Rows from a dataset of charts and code
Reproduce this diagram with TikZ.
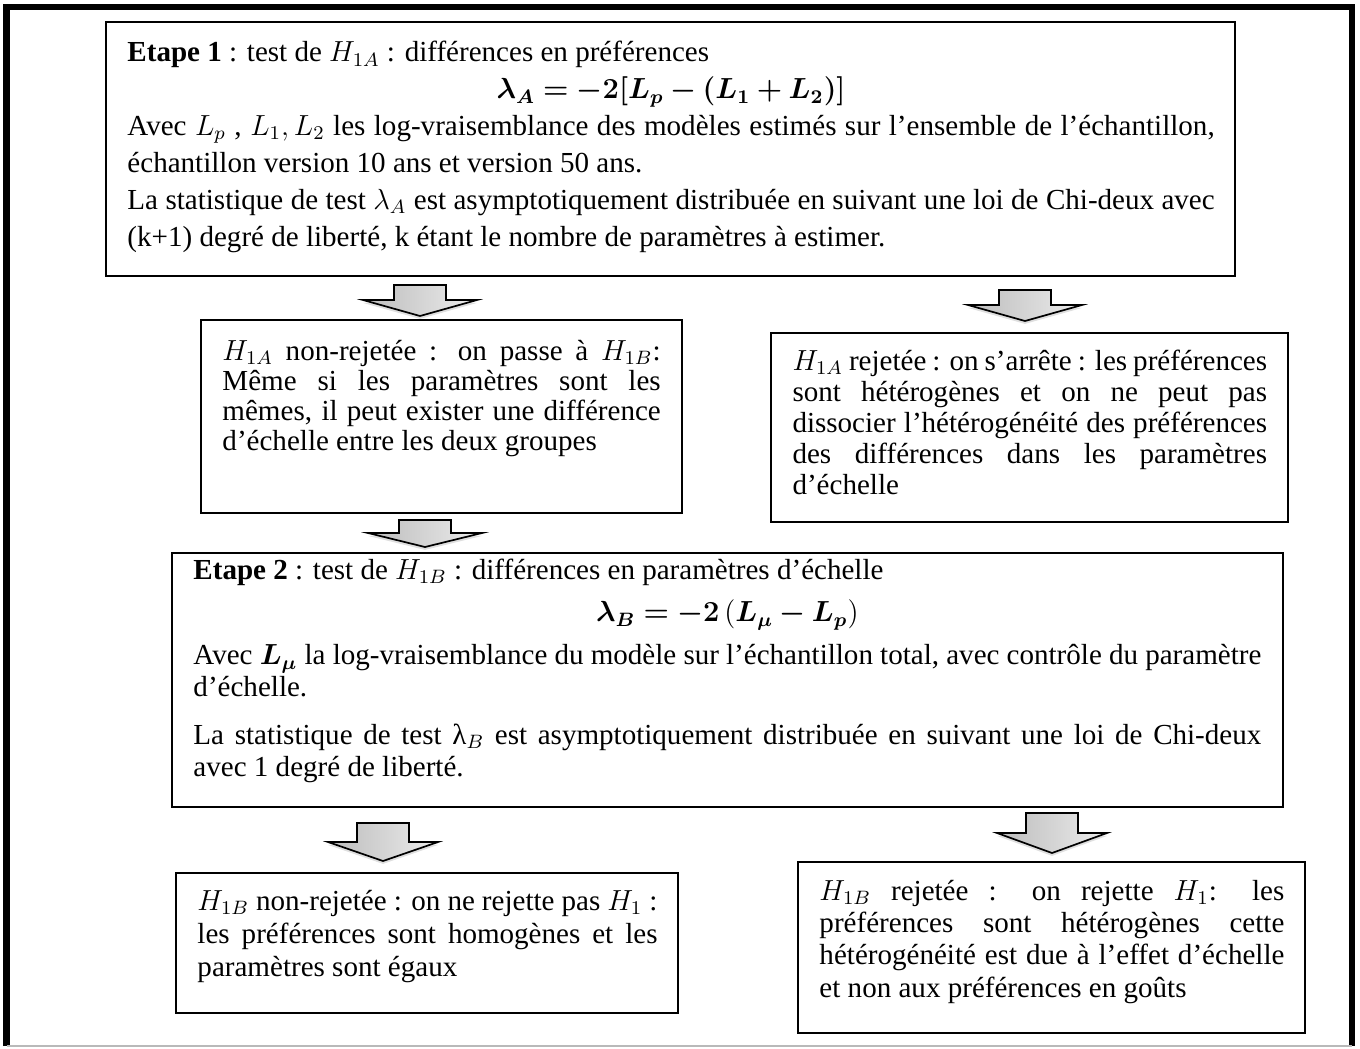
\documentclass[tikz,border=0pt]{standalone}
\usepackage{fontspec}
\setmainfont{Liberation Serif}
\usepackage{amsmath}
\usepackage{bm}
\usetikzlibrary{fit,shadows}
\definecolor{flecheG}{RGB}{188,188,188}
\definecolor{flecheC}{RGB}{236,236,236}
\hbadness=10000
\newcommand{\fleche}[5]{%
  \path[flechebloc] (#1-26,#2) -- (#1+26,#2) -- (#1+26,#2+#3) -- (#1+#5,#2+#3)
    -- (#1,#2+#4) -- (#1-#5,#2+#3) -- (#1-26,#2+#3) -- cycle;}
\tikzset{
  cadre/.style={rectangle, draw=black, line width=0.9pt, fill=white, inner sep=0pt,
                drop shadow={shadow xshift=0.5pt, shadow yshift=-0.5pt, opacity=0.35}},
  texte/.style 2 args={anchor=base west, inner sep=0pt, align=justify, text width=#1,
                       font=\fontsize{12}{#2}\selectfont},
  flechebloc/.style={draw=black, line width=0.7pt, left color=flecheG, right color=flecheC,
                     drop shadow={shadow xshift=0pt, shadow yshift=-1.2pt, opacity=0.25}},
}

\begin{document}
\begin{tikzpicture}[x=0.413pt, y=-0.413pt, font=\fontsize{12}{13.2}\selectfont]
  \useasboundingbox (0,0) rectangle (1360,1048);
  \draw[line width=2.6pt] (6.5,1046) -- (6.5,7) -- (1352,7) -- (1352,1046);
  \draw[gray!55, line width=0.8pt] (6.5,1046) -- (1352,1046);

  \node[cadre, fit={(106,22) (1235,276)}] (b1) {};
  \node[cadre, fit={(201,320) (682,513)}] (b2) {};
  \node[cadre, fit={(771,333) (1288,522)}] (b3) {};
  \node[cadre, fit={(172,553) (1283,807)}] (b4) {};
  \node[cadre, fit={(176,873) (678,1013)}] (b5) {};
  \node[cadre, fit={(798,862) (1305,1033)}] (b6) {};

  \node[texte={449pt}{15.2pt}] (t1) at (127,62) {
    \textbf{Etape 1} : test de $H_{1A}$ : différences en préférences\par
    {\centering $\bm{\lambda_A = -2[L_p - (L_1 + L_2)]}$\par}
    Avec $L_p$ , $L_1, L_2$ les log-vraisemblance des modèles estimés sur l'ensemble de l'échantillon,\linebreak
    échantillon version 10 ans et version 50 ans.\par
    La statistique de test $\lambda_A$ est asymptotiquement distribuée en suivant une loi de Chi-deux avec\linebreak
    (k+1) degré de liberté, k étant le nombre de paramètres à estimer.};

  \node[texte={181pt}{12.4pt}] (t2) at (222,360) {
    $H_{1A}$ non-rejetée : on passe à $H_{1B}$:\linebreak Même si les paramètres sont les\linebreak
    mêmes, il peut exister une différence\linebreak d'échelle entre les deux groupes};

  \node[texte={196pt}{12.9pt}] (t3) at (792,370) {
    $H_{1A}$ rejetée : on s'arrête : les préférences\linebreak sont hétérogènes et on ne peut pas\linebreak
    dissocier l'hétérogénéité des préférences\linebreak des différences dans les paramètres\linebreak d'échelle};

  \node[texte={441pt}{13.2pt}] (t4) at (193,579) {
    \textbf{Etape 2} : test de $H_{1B}$ : différences en paramètres d'échelle\par\vspace{4.5pt}
    {\centering $\bm{\lambda_B = -2\left(L_\mu - L_p\right)}$\par}\vspace{4.5pt}
    Avec $\bm{L_\mu}$ la log-vraisemblance du modèle sur l'échantillon total, avec contrôle du paramètre\linebreak
    d'échelle.\par\vspace{6.5pt}
    La statistique de test λ$_B$ est asymptotiquement distribuée en suivant une loi de Chi-deux\linebreak
    avec 1 degré de liberté.};

  \node[texte={190pt}{13.8pt}] (t5) at (197,910) {
    $H_{1B}$ non-rejetée : on ne rejette pas $H_1$ :\linebreak les préférences sont homogènes et les\linebreak
    paramètres sont égaux};

  \node[texte={192pt}{13.4pt}] (t6) at (819,900) {
    $H_{1B}$ rejetée : on rejette $H_1$: les\linebreak préférences sont hétérogènes cette\linebreak
    hétérogénéité est due à l'effet d'échelle\linebreak et non aux préférences en goûts};

  \fleche{420}{285}{15}{31}{57}
  \fleche{1025}{290}{15}{31}{57}
  \fleche{425}{520}{13}{27}{57}
  \fleche{383}{823}{19}{38}{55}
  \fleche{1052}{813}{20}{40}{55}
\end{tikzpicture}
\end{document}
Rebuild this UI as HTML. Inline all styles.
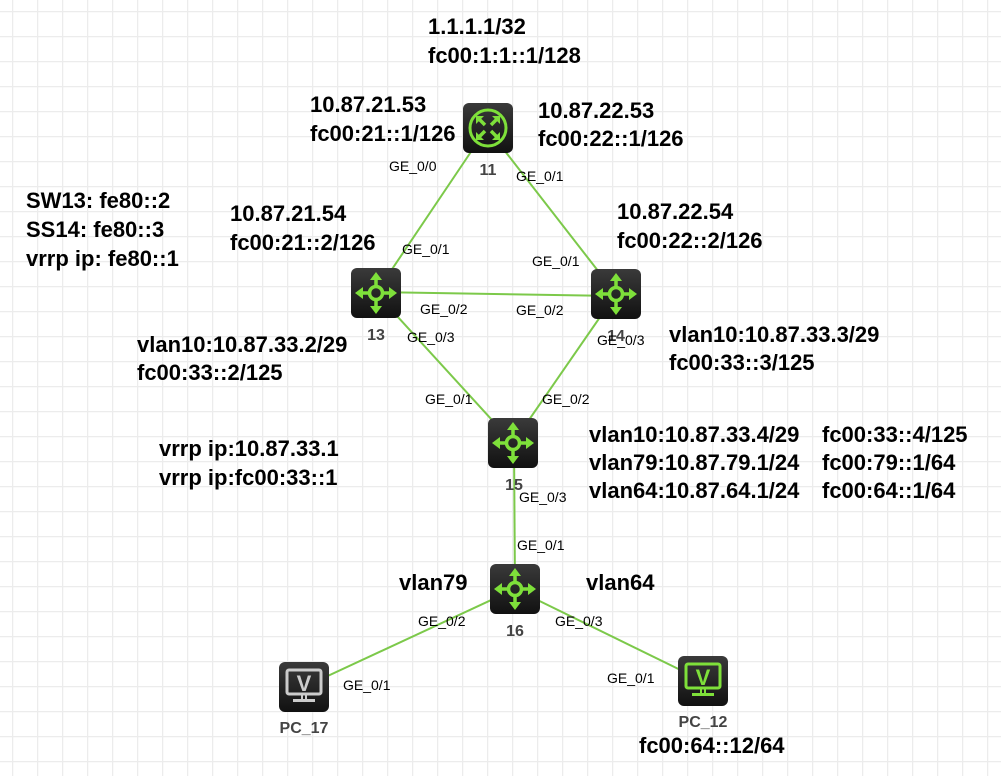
<!DOCTYPE html>
<html><head><meta charset="utf-8"><style>
html,body{margin:0;padding:0;background:#fff}
svg{display:block}
text{font-family:"Liberation Sans",Arial,sans-serif}
.b{font-size:22px;font-weight:bold;fill:#000}
.s{font-size:14px;fill:#000}
.n{font-size:16px;font-weight:bold;fill:#444}
</style></head><body>
<svg width="1001" height="776" viewBox="0 0 1001 776" xmlns="http://www.w3.org/2000/svg">
<defs>
<pattern id="g" x="0" y="0" width="25" height="25" patternUnits="userSpaceOnUse" patternTransform="translate(12,11)">
<path d="M0 0H25M0 0V25" stroke="#ececec" stroke-width="2.5" fill="none"/>
</pattern>
<linearGradient id="bg" x1="0" y1="0" x2="0" y2="1"><stop offset="0" stop-color="#3a3a3a"/><stop offset="1" stop-color="#111"/></linearGradient>
<g id="sw">
<rect x="-25" y="-25" width="50" height="50" rx="6" fill="url(#bg)"/>
<circle r="6.5" fill="none" stroke="#7ee03a" stroke-width="3.5"/>
<g stroke="#7ee03a" stroke-width="3.5">
<line x1="0" y1="-7" x2="0" y2="-15"/><line x1="0" y1="7" x2="0" y2="15"/>
<line x1="-7" y1="0" x2="-15" y2="0"/><line x1="7" y1="0" x2="15" y2="0"/></g>
<g fill="#7ee03a">
<path d="M0 -21 L-6 -13 L6 -13Z"/><path d="M0 21 L-6 13 L6 13Z"/>
<path d="M-21 0 L-13 -6 L-13 6Z"/><path d="M21 0 L13 -6 L13 6Z"/></g>
</g>
<g id="rt">
<rect x="-25" y="-25" width="50" height="50" rx="6" fill="url(#bg)"/>
<circle r="18" fill="none" stroke="#7ee03a" stroke-width="3"/>
<g stroke="#7ee03a" stroke-width="3.5" fill="none">
<path d="M-10 -10 L-3 -3 M10 -10 L3 -3 M-10 10 L-3 3 M10 10 L3 3"/></g>
<g fill="#7ee03a">
<path d="M-12 -12 L-4 -12 L-12 -4Z"/><path d="M12 -12 L4 -12 L12 -4Z"/>
<path d="M-12 12 L-4 12 L-12 4Z"/><path d="M12 12 L4 12 L12 4Z"/></g>
</g>
</defs>
<rect width="1001" height="776" fill="url(#g)"/>
<g stroke="#7cc94a" stroke-width="2">
<line x1="487" y1="128" x2="376" y2="293"/>
<line x1="487" y1="128" x2="616" y2="294"/>
<line x1="376" y1="292" x2="616" y2="296"/>
<line x1="376" y1="293" x2="513" y2="443"/>
<line x1="616" y1="294" x2="513" y2="443"/>
<line x1="514" y1="443" x2="515" y2="589"/>
<line x1="515" y1="589" x2="304" y2="687"/>
<line x1="515" y1="589" x2="703" y2="681"/>
</g>
<use href="#rt" x="488" y="128"/>
<use href="#sw" x="376" y="293"/>
<use href="#sw" x="616" y="294"/>
<use href="#sw" x="513" y="443"/>
<use href="#sw" x="515" y="589"/>
<g transform="translate(304,687)">
<rect x="-25" y="-25" width="50" height="50" rx="6" fill="url(#bg)"/>
<rect x="-17" y="-17" width="34" height="24" rx="2" fill="none" stroke="#ccc" stroke-width="3"/>
<text x="0" y="4" text-anchor="middle" font-size="22" font-weight="bold" fill="#ccc">V</text>
<path d="M-2 8 V12 M2 8 V12" stroke="#ccc" stroke-width="2"/><rect x="-11" y="12" width="22" height="3" fill="#ccc"/>
</g>
<g transform="translate(703,681)">
<rect x="-25" y="-25" width="50" height="50" rx="6" fill="url(#bg)"/>
<rect x="-17" y="-17" width="34" height="24" rx="2" fill="none" stroke="#7ee03a" stroke-width="3"/>
<text x="0" y="4" text-anchor="middle" font-size="22" font-weight="bold" fill="#7ee03a">V</text>
<path d="M-2 8 V12 M2 8 V12" stroke="#7ee03a" stroke-width="2"/><rect x="-11" y="12" width="22" height="3" fill="#7ee03a"/>
</g>
<text class="n" x="488" y="175" text-anchor="middle">11</text>
<text class="n" x="376" y="340" text-anchor="middle">13</text>
<text class="n" x="616" y="341" text-anchor="middle">14</text>
<text class="n" x="514" y="490" text-anchor="middle">15</text>
<text class="n" x="515" y="636" text-anchor="middle">16</text>
<text class="n" x="304" y="733" text-anchor="middle">PC_17</text>
<text class="n" x="703" y="727" text-anchor="middle">PC_12</text>
<text class="s" x="389" y="171">GE_0/0</text>
<text class="s" x="516" y="181">GE_0/1</text>
<text class="s" x="402" y="254">GE_0/1</text>
<text class="s" x="532" y="266">GE_0/1</text>
<text class="s" x="420" y="314">GE_0/2</text>
<text class="s" x="516" y="315">GE_0/2</text>
<text class="s" x="407" y="342">GE_0/3</text>
<text class="s" x="597" y="345">GE_0/3</text>
<text class="s" x="425" y="404">GE_0/1</text>
<text class="s" x="542" y="404">GE_0/2</text>
<text class="s" x="519" y="502">GE_0/3</text>
<text class="s" x="517" y="550">GE_0/1</text>
<text class="s" x="418" y="626">GE_0/2</text>
<text class="s" x="555" y="626">GE_0/3</text>
<text class="s" x="343" y="690">GE_0/1</text>
<text class="s" x="607" y="683">GE_0/1</text>
<text class="b" x="428" y="34">1.1.1.1/32</text>
<text class="b" x="428" y="63">fc00:1:1::1/128</text>
<text class="b" x="310" y="112">10.87.21.53</text>
<text class="b" x="310" y="141">fc00:21::1/126</text>
<text class="b" x="538" y="118">10.87.22.53</text>
<text class="b" x="538" y="146">fc00:22::1/126</text>
<text class="b" x="26" y="208">SW13: fe80::2</text>
<text class="b" x="26" y="237">SS14: fe80::3</text>
<text class="b" x="26" y="266">vrrp ip: fe80::1</text>
<text class="b" x="230" y="221">10.87.21.54</text>
<text class="b" x="230" y="250">fc00:21::2/126</text>
<text class="b" x="617" y="219">10.87.22.54</text>
<text class="b" x="617" y="248">fc00:22::2/126</text>
<text class="b" x="137" y="352">vlan10:10.87.33.2/29</text>
<text class="b" x="137" y="380">fc00:33::2/125</text>
<text class="b" x="669" y="342">vlan10:10.87.33.3/29</text>
<text class="b" x="669" y="370">fc00:33::3/125</text>
<text class="b" x="159" y="456">vrrp ip:10.87.33.1</text>
<text class="b" x="159" y="485">vrrp ip:fc00:33::1</text>
<text class="b" x="589" y="442">vlan10:10.87.33.4/29</text>
<text class="b" x="589" y="470">vlan79:10.87.79.1/24</text>
<text class="b" x="589" y="498">vlan64:10.87.64.1/24</text>
<text class="b" x="822" y="442">fc00:33::4/125</text>
<text class="b" x="822" y="470">fc00:79::1/64</text>
<text class="b" x="822" y="498">fc00:64::1/64</text>
<text class="b" x="399" y="590">vlan79</text>
<text class="b" x="586" y="590">vlan64</text>
<text class="b" x="639" y="753">fc00:64::12/64</text>
</svg>
</body></html>
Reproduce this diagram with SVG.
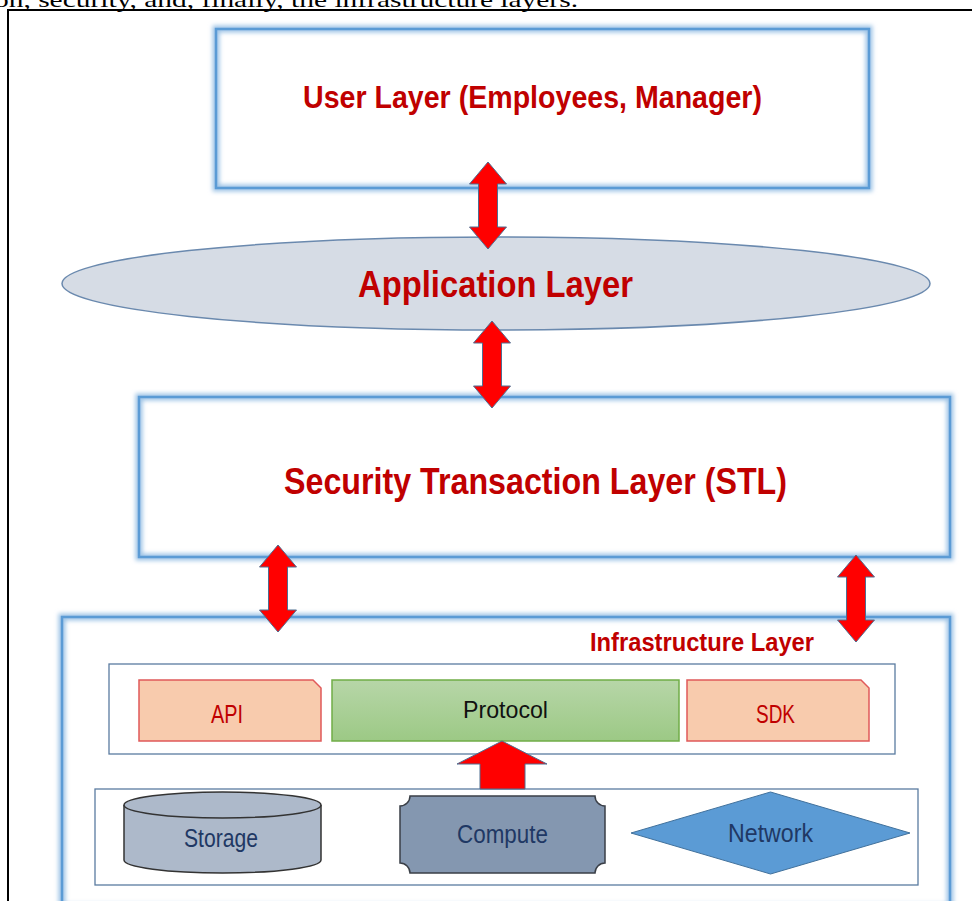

▸ **WORK REQUIRED**
Find the lines containing "this" and pull them out.

▸ **WRITTEN RESPONSE**
Reproduce this diagram with TikZ.
Rebuild this UI as HTML. Inline all styles.
Reproduce this diagram with SVG.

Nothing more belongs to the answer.